Now, maybe KDE4 is going to be all these wonderful things. But *show me* don't tell me. I've been using KDE 4.0.0 since it came out. (Dropping back to my usual desktop when I need to get real work done.) I watched Aaron's presentation. It all *sounds* great in his talk. But aside from watching KStars and Marble over and over and over getting a bit tedious, the only new feature that he was able to demonstrate in the 1 hour and 20 minute talk, other than a prerecorded video of the desktop effects, which are pretty old hat under Linux desktops now, was tagging a media file from Dolphin.
Show me.
Edited 2008-01-21 20:25 UTC
The point of view that you show here, by saying "show me", is that of a *consumer*, which illustrates perfectly this post of butters:
http://osnews.com/permalink?297105
Please do yourself a favor and don't restrict yourself to being a mere consumer -- that's good enough for Apple/Microsoft users, but Free Software users are supposed to behave differently. The whole point of Free Software is to blur the disctinction between producers and consumers, instead everybody is an active "user".
What I saw was an impressively well-designed framework. I think they are showing us the start of something big. But, this takes a lot of work; they already have thousands of volunteer programmers working and they'll get there.
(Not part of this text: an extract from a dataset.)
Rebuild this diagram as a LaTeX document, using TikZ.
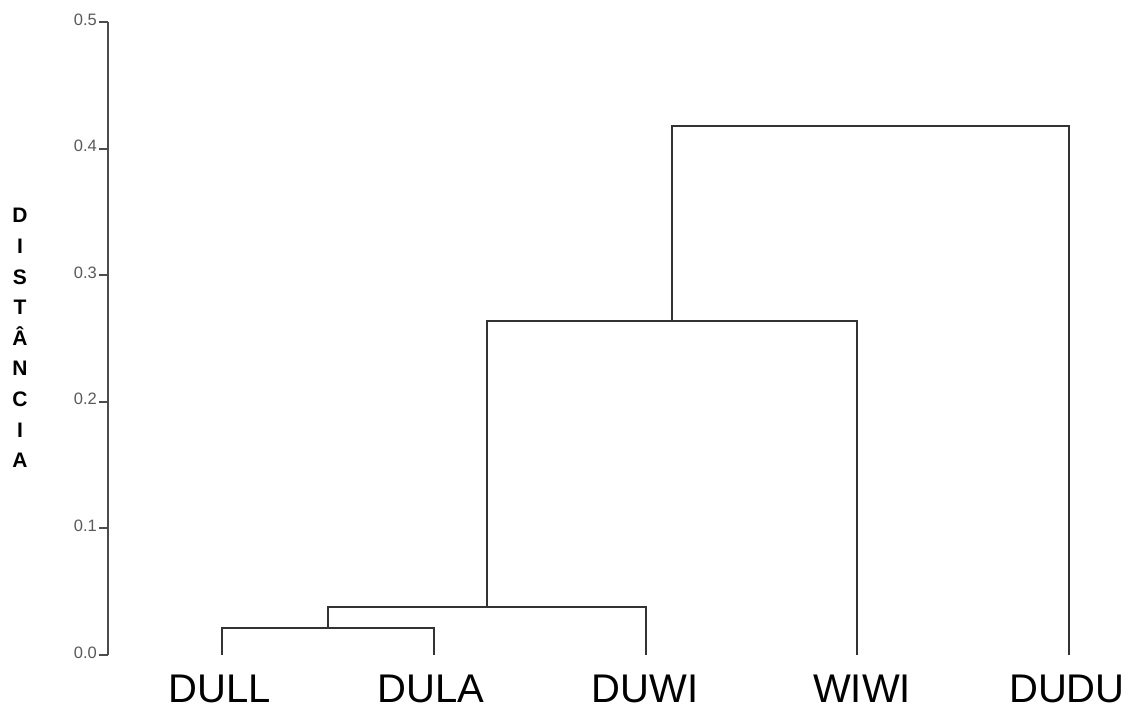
\documentclass[tikz,border=0pt]{standalone}
\usepackage{fontspec}
\setmainfont{Liberation Sans}
\begin{document}
\begin{tikzpicture}[x=1pt,y=-1pt,
  branch/.style={line width=1.7pt, draw=black!80, line join=miter},
  axisline/.style={line width=1.9pt, draw=black!70},
  ticklabel/.style={anchor=east, inner sep=0pt, text=black!65, font=\fontsize{16.5}{16.5}\selectfont},
  leaflabel/.style={anchor=base, inner sep=0pt, font=\fontsize{40}{40}\selectfont},
  ytitle/.style={align=center, inner sep=0pt, font=\fontsize{21}{30.6}\selectfont\bfseries}]
\useasboundingbox (0,0) rectangle (1136,707);
% axis
\coordinate (ax0) at (108,655);
\coordinate (ax5) at (108,22);
\draw[axisline] (ax0) -- (ax5);
\foreach \k/\v/\y in {0/0.0/655,1/0.1/528.4,2/0.2/401.8,3/0.3/275.2,4/0.4/148.6,5/0.5/22}{
  \coordinate (t\k) at (108,\y);
  \coordinate (tl\k) at (99,\y);
  \draw[axisline] (t\k) -- (tl\k);
  \node[ticklabel] (lab\k) at (97,\y-2.5) {\v};
}
\node[ytitle] (ytitle) at (20,338) {D\\I\\S\\T\\Â\\N\\C\\I\\A};
% leaves
\coordinate (a) at (222,655);
\coordinate (b) at (434,655);
\coordinate (c) at (646,655);
\coordinate (d) at (857,655);
\coordinate (e) at (1069,655);
\node[leaflabel] (la) at (220,702.5) {DULL};
\node[leaflabel] (lb) at (431,702.5) {DULA};
\node[leaflabel] (lc) at (645,702.5) {DUWI};
\node[leaflabel] (ld) at (862,702.5) {WIWI};
\node[leaflabel] (le) at (1067,702.5) {DUDU};
% merges
\coordinate (m1) at (328,628);
\coordinate (m2) at (487,607);
\coordinate (m3) at (672,321);
\coordinate (m4) at (870.5,126);
\draw[branch] (a) |- (m1) -| (b);
\draw[branch] (m1) |- (m2) -| (c);
\draw[branch] (m2) |- (m3) -| (d);
\draw[branch] (m3) |- (m4) -| (e);
\end{tikzpicture}
\end{document}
Design is important. You don't tack on integration between applications later and get good results, you design it in from the start. You don't tack on support for hot swapping peripherals and sound and networking for a whole environment. If you want to share the libraries between all these applications and not have redundancy, it's best they be well-designed from the beginning, and that's what the KDE folks are doing.
Don't just throw down the gauntlet to a lot of very hard-working people in the middle of a huge project. Pick up your C++ compiler and get cracking on the code.
Do it. Now.
I'm pretty sure such would be percieved a failure and would be heavily damaging for the reputation of the respective company. I believe that the public is pretty much mercyless in this regard.
Which does not rule out that you always have a second chance to compensate your earlier failure. Look at the history of Mozilla, whose reputation also reached pretty damaging lows around the release of Netscape 6..
Edited 2008-01-22 09:22 UTC







Member since:
2006-10-09
Plasma has drawn a lot of criticism for its vision: which is to completely change the way we interact with our desktop. There's been all kinds of negativity because KDE 4.0.0 hasn't met that vision with the very first release. If a new cell phone company springs up with a vision to "make the world's most durable cell phones with the best battery life", but releases a fairly average phone as their first product, it's not a failure. Their vision isn't the first step to take - it's that point off on the horizon you keep working towards. Same thing with KDE4 - and it was a welcome relief to see Ars acknowledge that Plasma, as it is now, is a framework, the first step towards realizing the vision for KDE4.